Data excerpt
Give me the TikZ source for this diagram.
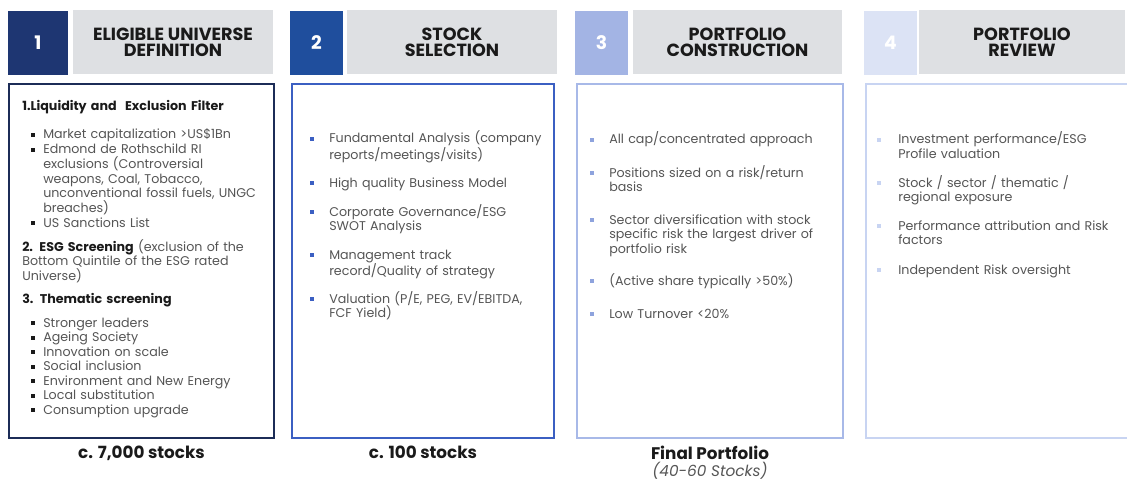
\documentclass[tikz,border=0pt]{standalone}
\usepackage{fontspec}
\setmainfont{Poppins}
\usetikzlibrary{positioning}

\definecolor{navy}{HTML}{1E3672}
\definecolor{navyline}{HTML}{1C2C57}
\definecolor{royal}{HTML}{1F4E9D}
\definecolor{royalline}{HTML}{3B5FC2}
\definecolor{periwinkle}{HTML}{A3B4E4}
\definecolor{periline}{HTML}{A8B9E8}
\definecolor{pale}{HTML}{DCE3F5}
\definecolor{paleline}{HTML}{C8D4F2}
\definecolor{headgray}{HTML}{DEE0E3}
\definecolor{ink}{HTML}{1A1A1A}
\definecolor{body}{HTML}{555555}

\begin{document}
\begin{tikzpicture}[x=0.75pt,y=-0.75pt,
  numbox/.style={minimum width=39.75pt,minimum height=48pt,inner sep=0pt,text=white,
    font=\bfseries\fontsize{14}{14}\selectfont},
  headbox/.style={fill=headgray,minimum height=48pt,inner sep=0pt,align=center,text=ink,
    font=\bfseries\fontsize{13.2}{12}\selectfont},
  stage/.style={draw,fill=white,line width=1.6pt,minimum height=265.5pt,inner sep=0pt},
  txt/.style={anchor=base west,text width=220pt,align=left,inner sep=0pt,text=body,
    font=\fontsize{9.5}{10.9}\selectfont},
  bold/.style={text=ink,font=\bfseries\fontsize{9.5}{10.9}\selectfont},
  sq/.style={rectangle,minimum size=3pt,inner sep=0pt,yshift=2.8pt},
  total/.style={text=ink,font=\bfseries\fontsize{12.6}{14}\selectfont}]

  \useasboundingbox (0,0) rectangle (1127,481);

  % step headers
  \node[numbox,fill=navy,minimum width=45pt] (num1) at (38,43) {1};
  \node[headbox,minimum width=150pt] (head1) at (173,42) {ELIGIBLE UNIVERSE\\DEFINITION};
  \node[numbox,fill=royal] (num2) at (316.5,43) {2};
  \node[headbox,minimum width=157.5pt] (head2) at (452,42) {STOCK\\SELECTION};
  \node[numbox,fill=periwinkle] (num3) at (601.5,43) {3};
  \node[headbox,minimum width=156.75pt] (head3) at (737.5,42) {PORTFOLIO\\CONSTRUCTION};
  \node[numbox,fill=pale] (num4) at (890.5,43) {4};
  \node[headbox,minimum width=154.5pt] (head4) at (1022,42) {PORTFOLIO\\REVIEW};

  % stage frames (the last one runs off the right edge)
  \node[stage,draw=navyline,minimum width=198.75pt] (box1) at (141.5,261) {};
  \node[stage,draw=royalline,minimum width=196.5pt] (box2) at (423,261) {};
  \node[stage,draw=periline,minimum width=199.5pt] (box3) at (710,261) {};
  \node[stage,draw=paleline,minimum width=201.75pt] (box4) at (1000.5,261) {};

  % 1: eligible universe
  \node[txt,bold] (c1h1) at (22,111) {1.Liquidity and\ \ Exclusion Filter};
  \foreach \y/\t [count=\i] in {139/{Market capitalization >US\$1Bn},
      154/{Edmond de Rothschild RI\\exclusions (Controversial\\weapons, Coal, Tobacco,\\unconventional fossil fuels, UNGC\\breaches)},
      227/{US Sanctions List}} {
    \node[txt] (c1i\i) at (43,\y) {\t};
    \node[sq,fill=ink,left=5.5pt of c1i\i.base west] (c1b\i) {};
  }
  \node[txt] (c1h2) at (22,251) {\textbf{\color{ink}2. ESG Screening} (exclusion of the\\Bottom Quintile of the ESG rated\\Universe)};
  \node[txt,bold] (c1h3) at (22,303) {3. Thematic screening};
  \foreach \t [count=\i] in {Stronger leaders,Ageing Society,Innovation on scale,Social inclusion,
      Environment and New Energy,Local substitution,Consumption upgrade} {
    \node[txt] (c1t\i) at (43,312.5+14.5*\i) {\t};
    \node[sq,fill=ink,left=5.5pt of c1t\i.base west] (c1s\i) {};
  }

  % 2: stock selection
  \foreach \y/\t [count=\i] in {143/{Fundamental Analysis (company\\reports/meetings/visits)},
      187/{High quality Business Model},
      216/{Corporate Governance/ESG\\SWOT Analysis},
      259/{Management track\\record/Quality of strategy},
      303/{Valuation (P/E, PEG, EV/EBITDA,\\FCF Yield)}} {
    \node[txt] (c2i\i) at (329,\y) {\t};
    \node[sq,fill=royalline,left=11pt of c2i\i.base west] (c2b\i) {};
  }

  % 3: portfolio construction
  \foreach \y/\t [count=\i] in {144/{All cap/concentrated approach},
      177/{Positions sized on a risk/return\\basis},
      224/{Sector diversification with stock\\specific risk the largest driver of\\portfolio risk},
      285/{(Active share typically >50\%)},
      318/{Low Turnover <20\%}} {
    \node[txt] (c3i\i) at (609,\y) {\t};
    \node[sq,fill=periwinkle!80!royalline,left=11pt of c3i\i.base west] (c3b\i) {};
  }

  % 4: portfolio review
  \foreach \y/\t [count=\i] in {144/{Investment performance/ESG\\Profile valuation},
      187/{Stock / sector / thematic /\\regional exposure},
      230/{Performance attribution and Risk\\factors},
      274/{Independent Risk oversight}} {
    \node[txt] (c4i\i) at (898,\y) {\t};
    \node[sq,fill=paleline,left=12.5pt of c4i\i.base west] (c4b\i) {};
  }

  % universe size after each step
  \node[total,below=1.5pt of box1] (n1) {c. 7,000 stocks};
  \node[total,below=1.5pt of box2] (n2) {c. 100 stocks};
  \node[total,below=1.5pt of box3] (n3) {Final Portfolio};
  \node[below=-5pt of n3,text=body,font=\itshape\fontsize{11.5}{13}\selectfont] (n3b) {(40-60 Stocks)};
\end{tikzpicture}
\end{document}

Stated exercise
Omit every picture, then repeat the remaining data exactly as it appears above.

Complete output
Give me the TikZ source for this diagram.
\documentclass[tikz,border=0pt]{standalone}
\usepackage{fontspec}
\setmainfont{Poppins}
\usetikzlibrary{positioning}

\definecolor{navy}{HTML}{1E3672}
\definecolor{navyline}{HTML}{1C2C57}
\definecolor{royal}{HTML}{1F4E9D}
\definecolor{royalline}{HTML}{3B5FC2}
\definecolor{periwinkle}{HTML}{A3B4E4}
\definecolor{periline}{HTML}{A8B9E8}
\definecolor{pale}{HTML}{DCE3F5}
\definecolor{paleline}{HTML}{C8D4F2}
\definecolor{headgray}{HTML}{DEE0E3}
\definecolor{ink}{HTML}{1A1A1A}
\definecolor{body}{HTML}{555555}

\begin{document}
\begin{tikzpicture}[x=0.75pt,y=-0.75pt,
  numbox/.style={minimum width=39.75pt,minimum height=48pt,inner sep=0pt,text=white,
    font=\bfseries\fontsize{14}{14}\selectfont},
  headbox/.style={fill=headgray,minimum height=48pt,inner sep=0pt,align=center,text=ink,
    font=\bfseries\fontsize{13.2}{12}\selectfont},
  stage/.style={draw,fill=white,line width=1.6pt,minimum height=265.5pt,inner sep=0pt},
  txt/.style={anchor=base west,text width=220pt,align=left,inner sep=0pt,text=body,
    font=\fontsize{9.5}{10.9}\selectfont},
  bold/.style={text=ink,font=\bfseries\fontsize{9.5}{10.9}\selectfont},
  sq/.style={rectangle,minimum size=3pt,inner sep=0pt,yshift=2.8pt},
  total/.style={text=ink,font=\bfseries\fontsize{12.6}{14}\selectfont}]

  \useasboundingbox (0,0) rectangle (1127,481);

  % step headers
  \node[numbox,fill=navy,minimum width=45pt] (num1) at (38,43) {1};
  \node[headbox,minimum width=150pt] (head1) at (173,42) {ELIGIBLE UNIVERSE\\DEFINITION};
  \node[numbox,fill=royal] (num2) at (316.5,43) {2};
  \node[headbox,minimum width=157.5pt] (head2) at (452,42) {STOCK\\SELECTION};
  \node[numbox,fill=periwinkle] (num3) at (601.5,43) {3};
  \node[headbox,minimum width=156.75pt] (head3) at (737.5,42) {PORTFOLIO\\CONSTRUCTION};
  \node[numbox,fill=pale] (num4) at (890.5,43) {4};
  \node[headbox,minimum width=154.5pt] (head4) at (1022,42) {PORTFOLIO\\REVIEW};

  % stage frames (the last one runs off the right edge)
  \node[stage,draw=navyline,minimum width=198.75pt] (box1) at (141.5,261) {};
  \node[stage,draw=royalline,minimum width=196.5pt] (box2) at (423,261) {};
  \node[stage,draw=periline,minimum width=199.5pt] (box3) at (710,261) {};
  \node[stage,draw=paleline,minimum width=201.75pt] (box4) at (1000.5,261) {};

  % 1: eligible universe
  \node[txt,bold] (c1h1) at (22,111) {1.Liquidity and\ \ Exclusion Filter};
  \foreach \y/\t [count=\i] in {139/{Market capitalization >US\$1Bn},
      154/{Edmond de Rothschild RI\\exclusions (Controversial\\weapons, Coal, Tobacco,\\unconventional fossil fuels, UNGC\\breaches)},
      227/{US Sanctions List}} {
    \node[txt] (c1i\i) at (43,\y) {\t};
    \node[sq,fill=ink,left=5.5pt of c1i\i.base west] (c1b\i) {};
  }
  \node[txt] (c1h2) at (22,251) {\textbf{\color{ink}2. ESG Screening} (exclusion of the\\Bottom Quintile of the ESG rated\\Universe)};
  \node[txt,bold] (c1h3) at (22,303) {3. Thematic screening};
  \foreach \t [count=\i] in {Stronger leaders,Ageing Society,Innovation on scale,Social inclusion,
      Environment and New Energy,Local substitution,Consumption upgrade} {
    \node[txt] (c1t\i) at (43,312.5+14.5*\i) {\t};
    \node[sq,fill=ink,left=5.5pt of c1t\i.base west] (c1s\i) {};
  }

  % 2: stock selection
  \foreach \y/\t [count=\i] in {143/{Fundamental Analysis (company\\reports/meetings/visits)},
      187/{High quality Business Model},
      216/{Corporate Governance/ESG\\SWOT Analysis},
      259/{Management track\\record/Quality of strategy},
      303/{Valuation (P/E, PEG, EV/EBITDA,\\FCF Yield)}} {
    \node[txt] (c2i\i) at (329,\y) {\t};
    \node[sq,fill=royalline,left=11pt of c2i\i.base west] (c2b\i) {};
  }

  % 3: portfolio construction
  \foreach \y/\t [count=\i] in {144/{All cap/concentrated approach},
      177/{Positions sized on a risk/return\\basis},
      224/{Sector diversification with stock\\specific risk the largest driver of\\portfolio risk},
      285/{(Active share typically >50\%)},
      318/{Low Turnover <20\%}} {
    \node[txt] (c3i\i) at (609,\y) {\t};
    \node[sq,fill=periwinkle!80!royalline,left=11pt of c3i\i.base west] (c3b\i) {};
  }

  % 4: portfolio review
  \foreach \y/\t [count=\i] in {144/{Investment performance/ESG\\Profile valuation},
      187/{Stock / sector / thematic /\\regional exposure},
      230/{Performance attribution and Risk\\factors},
      274/{Independent Risk oversight}} {
    \node[txt] (c4i\i) at (898,\y) {\t};
    \node[sq,fill=paleline,left=12.5pt of c4i\i.base west] (c4b\i) {};
  }

  % universe size after each step
  \node[total,below=1.5pt of box1] (n1) {c. 7,000 stocks};
  \node[total,below=1.5pt of box2] (n2) {c. 100 stocks};
  \node[total,below=1.5pt of box3] (n3) {Final Portfolio};
  \node[below=-5pt of n3,text=body,font=\itshape\fontsize{11.5}{13}\selectfont] (n3b) {(40-60 Stocks)};
\end{tikzpicture}
\end{document}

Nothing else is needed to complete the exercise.